Naseam El-Zeyat is an Australian double murderer from Sydney, currently serving two sentences of life imprisonment without the possibility of parole for the murder of two people in October 2003.

==The murders==

===The Lawford Street murders: 14 October 2003===
El-Zeyat was convicted, along with Adnan "Eddie" Darwiche, Ramzi "Fidel" Aouad and Abass Osman, of the murders of Ziad "Ziggy" Razzak and Mervat Nemra at Greenacre on 14 October 2003. They were killed when the group fired 100 rounds at the house where they were sleeping. Their appeals against their convictions were dismissed.

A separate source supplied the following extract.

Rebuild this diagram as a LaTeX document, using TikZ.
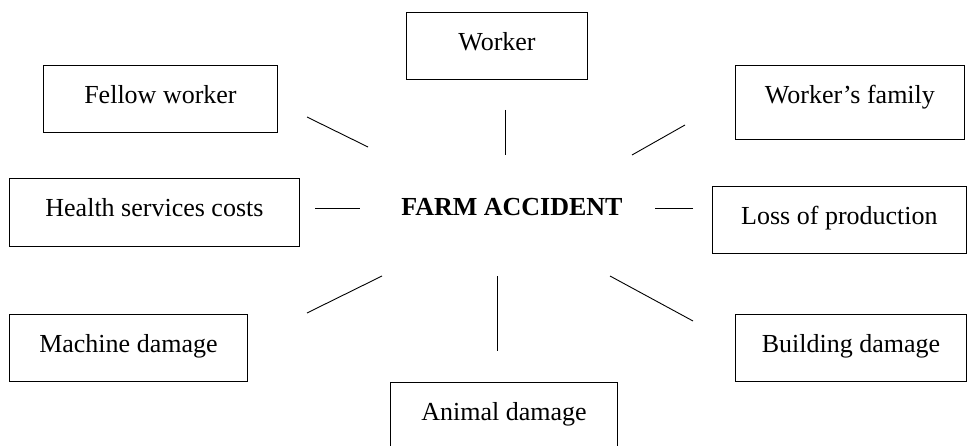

===The murder of Ahmed Fahda: 30 October 2003===
El-Zeyat was convicted, along with Aouad, of the murder of Ahmed Fahda at a petrol station in Punchbowl on 30 October 2003. 29 rounds were fired at Fahda, killing him. El-Zeyat and Aouad successfully appealed against their conviction and a new trial was ordered. The charges were subsequently dropped by the Director of Public Prosecutions.

==Sentencing==
On 10 November 2006 El-Zeyat, along with Aouad, was sentenced to 3 counts of life imprisonment with no non-parole period set, Supreme Court Justice Bell noting that "notwithstanding their relative youth, I have determined that the level of culpability of Naseam El-Zeyat and Ramzi Aouad for the commission of each of these three murders is so extreme that the community's interest in retribution, punishment, community protection and deterrence can only be met through the imposition of the maximum sentence".

While El-Zeyat and Aouad successfully appealed against the conviction for the murder of Fahda, they remain serving two sentences of life imprisonment for the murders of Razzak and Nemra.